On BGA the trade system is set up so that the active player has final say in any trade, but can only accept offers made by the other players. For example, Player A is the Active player, showing a blue bean and a red bean. They post a trade offering one blue bean in exchange for a stink bean and choose to wait for the other players. Player B has a stink bean in hand so decides they would like to make that trade. They click on the proposed trade (making it their active trade) and choose to post the trade. From their perspective they are offering one stink bean for one blue bean. Satisfied, they then also choose to wait for Player A.
Meanwhile Player C is hoping for a Soy bean, so posts their own offer of one red bean for one soy bean. They also have a chili bean they really don't want to plant first in their hand, so they post an offer of one chili bean asking for nothing in return. They then also choose to wait for Player A's choice.

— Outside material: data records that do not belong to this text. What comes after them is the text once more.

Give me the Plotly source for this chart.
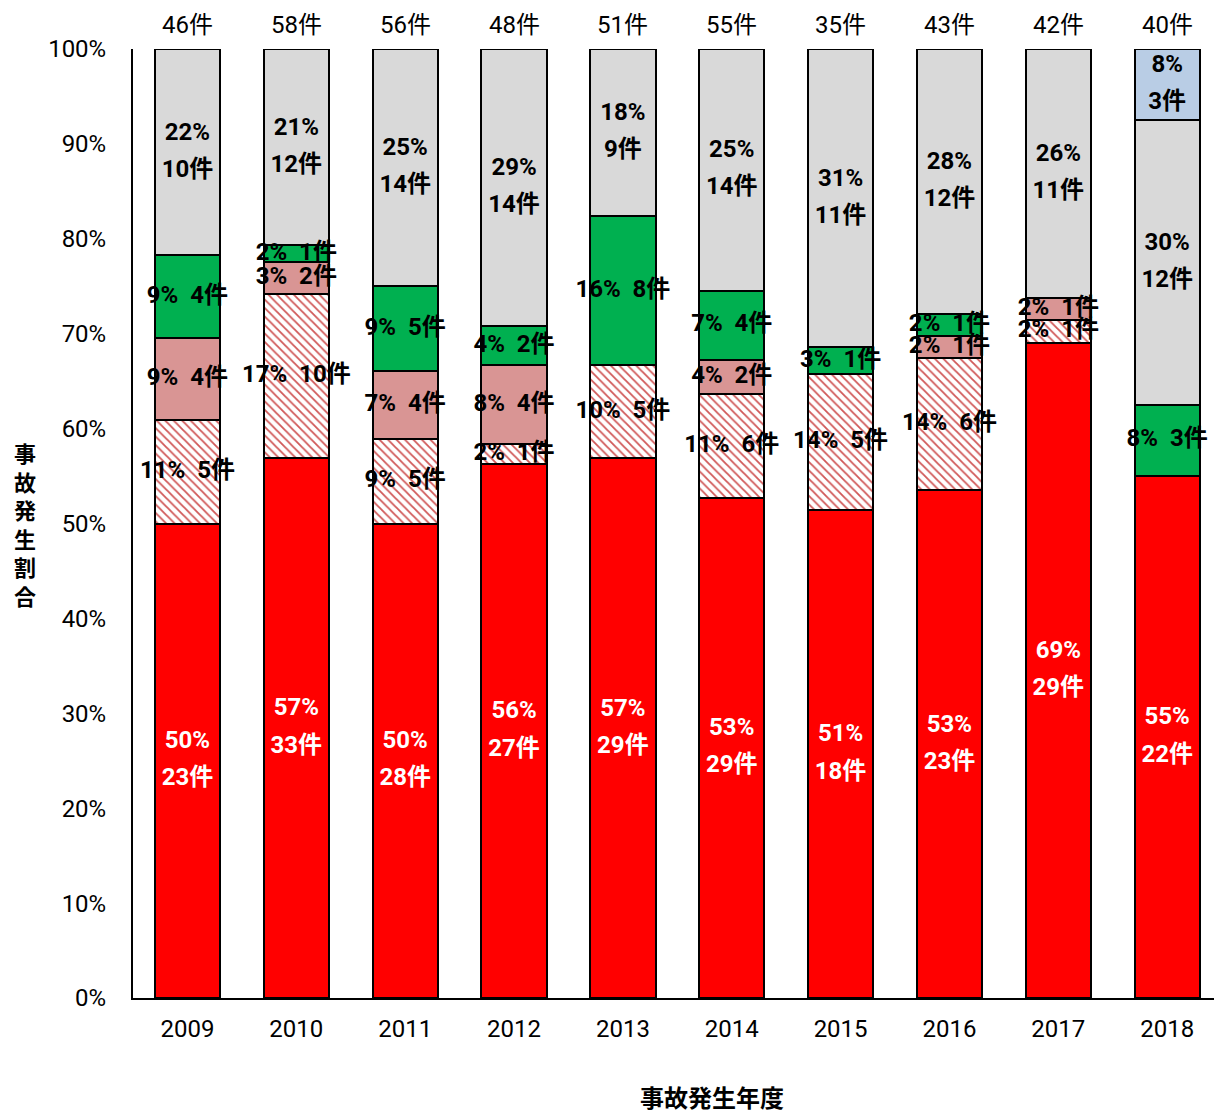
import plotly.graph_objects as go

years = ["2009", "2010", "2011", "2012", "2013", "2014", "2015", "2016", "2017", "2018"]
red_counts = [23, 33, 28, 27, 29, 29, 18, 23, 29, 22]
hatched_counts = [5, 10, 5, 1, 5, 6, 5, 6, 1, 0]
pink_counts = [4, 2, 4, 4, 0, 2, 0, 1, 1, 0]
green_counts = [4, 1, 5, 2, 8, 4, 1, 1, 0, 3]
gray_counts = [10, 12, 14, 14, 9, 14, 11, 12, 11, 12]
blue_counts = [0, 0, 0, 0, 0, 0, 0, 0, 0, 3]

series = [
    dict(counts=red_counts, color="#FF0000", pattern=None, two_line=True, tcolor="white"),
    dict(counts=hatched_counts, color="white", pattern="\\", two_line=False, tcolor="black"),
    dict(counts=pink_counts, color="#D99594", pattern=None, two_line=False, tcolor="black"),
    dict(counts=green_counts, color="#00B050", pattern=None, two_line=False, tcolor="black"),
    dict(counts=gray_counts, color="#D9D9D9", pattern=None, two_line=True, tcolor="black"),
    dict(counts=blue_counts, color="#B9CDE5", pattern=None, two_line=True, tcolor="black"),
]

totals = [sum(s["counts"][i] for s in series) for i in range(len(years))]

FONT = "Roboto, Noto Sans CJK JP"

fig = go.Figure()
base = [0.0] * len(years)
label_traces = []
for s in series:
    pct = [c / t * 100 for c, t in zip(s["counts"], totals)]
    marker = dict(color=s["color"], line=dict(color="black", width=2))
    if s["pattern"]:
        marker["pattern"] = dict(shape=s["pattern"], fgcolor="#D05858", bgcolor="white",
                                 size=6, solidity=0.3, fillmode="replace")
    fig.add_trace(go.Bar(x=years, y=pct, marker=marker, showlegend=False, hoverinfo="skip"))
    xs, ys, t_top, t_bot, t_one = [], [], [], [], []
    for i, (c, t) in enumerate(zip(s["counts"], totals)):
        if c == 0:
            continue
        p = int(c / t * 100 + 0.5)
        xs.append(years[i])
        ys.append(base[i] + pct[i] / 2)
        t_top.append(f"{p}%")
        t_bot.append(f"{c}件")
        t_one.append(f"{p}%  {c}件")
    f = dict(family=FONT, size=24, color=s["tcolor"], weight="bold")
    spacer = dict(size=9, color="rgba(0,0,0,0)", line=dict(width=0))
    if s["two_line"]:
        label_traces.append(go.Scatter(x=xs, y=ys, mode="markers+text", text=t_top,
                                       textposition="top center", marker=spacer,
                                       textfont=f, showlegend=False, hoverinfo="skip", cliponaxis=False))
        label_traces.append(go.Scatter(x=xs, y=ys, mode="markers+text", text=t_bot,
                                       textposition="bottom center", marker=spacer,
                                       textfont=f, showlegend=False, hoverinfo="skip", cliponaxis=False))
    else:
        label_traces.append(go.Scatter(x=xs, y=ys, mode="text", text=t_one, textposition="middle center",
                                       textfont=f, showlegend=False, hoverinfo="skip", cliponaxis=False))
    base = [b + v for b, v in zip(base, pct)]

for tr in label_traces:
    fig.add_trace(tr)

for i, t in enumerate(totals):
    fig.add_annotation(x=i, y=1, xref="x", yref="paper", yanchor="bottom", yshift=8,
                       text=f"{t}件", showarrow=False,
                       font=dict(family=FONT, size=24, color="black"))

fig.add_annotation(x=-0.112, y=0.5, xref="paper", yref="paper",
                   text="<br>".join(list("事故発生割合")), showarrow=False,
                   font=dict(family="Noto Sans CJK JP", size=22, color="black", weight="bold"))
fig.add_annotation(x=0.5356, y=-0.105, xref="paper", yref="paper", yanchor="middle", yshift=1,
                   text="事故発生年度", showarrow=False,
                   font=dict(family="Noto Sans CJK JP", size=24, color="black", weight="bold"))

fig.update_layout(
    barmode="stack", bargap=0.4, width=1214, height=1113,
    margin=dict(l=133, r=0, t=49, b=115),
    plot_bgcolor="white", paper_bgcolor="white",
    xaxis=dict(type="category", range=[-0.5, 9.43], showline=True, linecolor="black", linewidth=2,
               ticks="", tickfont=dict(family=FONT, size=24, color="black"), showgrid=False,
               ticklabelstandoff=8),
    yaxis=dict(range=[0, 100], tickvals=list(range(0, 101, 10)),
               ticktext=[f"{v}%" for v in range(0, 101, 10)],
               showline=True, linecolor="black", linewidth=2, ticks="", showgrid=False,
               zeroline=False, ticklabelstandoff=20,
               tickfont=dict(family=FONT, size=24, color="black")),
)

fig.write_html("out.html")
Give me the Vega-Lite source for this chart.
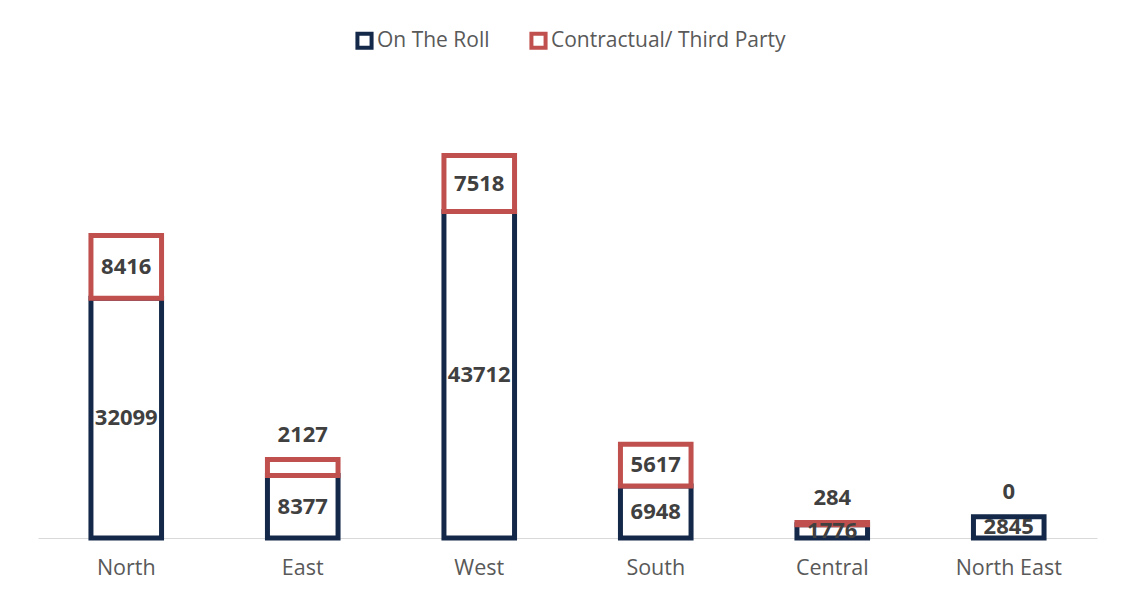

When Player A gets back to the game, they see the three offers. Noting Player B's matching offer they click the posted offer and choose accept trade. The chosen cards are then exchanged, removed from the player's hands and/or the revealed cards. Player A doesn't have a soy bean, so chooses and rejects the trade offer, but does want the red bean. They also have a chili bean which they don't want so they post a new trade, one chili bean for one red bean, and wait again.
Player B is statisfied with the trades made and chooses Done Trading to no longer be notified of trades this round and no longer be able to make any trades this turn themselves.
Player C really doesn't want two chili beans, and not wanting to give up the red bean for anything less than soy, chooses to be done trading this turn as well.
With both non-active players having chosen to be done trading, trading is closed and traded beans must now be planted.